Synthesis of crown-ether-embedded graphene by the solution plasma

Abstract

Crown ethers consisting of several ether linkages (R–O–R′) have been attracting attention in the fields of inorganic and organic chemistry, attributed to their cavity sizes and superior cation selectivity. However, they exhibit comparatively low selectivity and ion-binding affinities due to their structural flexibility. Recent studies have shown that crown ethers rigidly formed within 2D matrices, e.g., graphene, exhibit enhanced binding energy and selectivity. However, most of these studies were based on computational modeling and simulations. In this study, the synthesis of crown-ether-embedded graphene was attempted for the first time by the solution plasma process (SPP). Crown-ether-embedded graphene was successfully synthesized through C–H activation and polymerization reactions between as-produced intermediates (i.e., polycyclic aromatic hydrocarbons, including multiply fused benzene rings) and activated cation radicals.
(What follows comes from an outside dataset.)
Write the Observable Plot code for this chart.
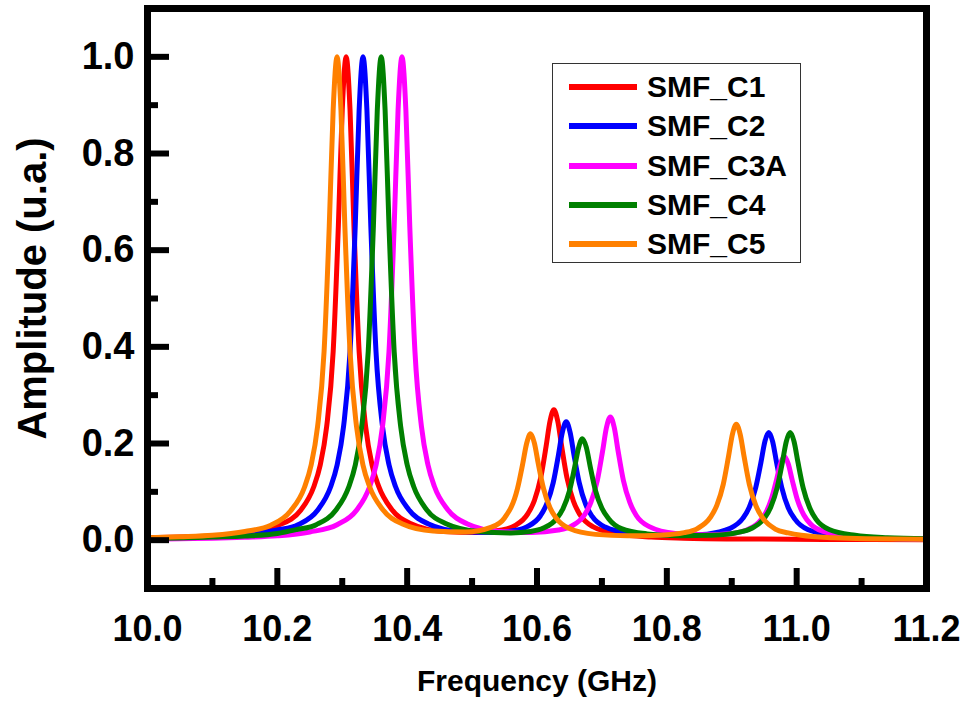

Structural and chemical analyses were conducted to verify the existence of the crown ether structure (cyclic ether, C–O–C) in the carbon matrix, and a 2D graphene structure with a cavity originating from the crown ether was observed by transmission electron microscopy analysis. Moreover, adsorption test confirmed successful synthesis of crown ether-embedded graphene with ordered cavity size. We believe that the proposed synthesis approach for crown ether-embedded graphene will be valuable for a wide range of applications, such as ion-selective membrane applications and waste cleanup.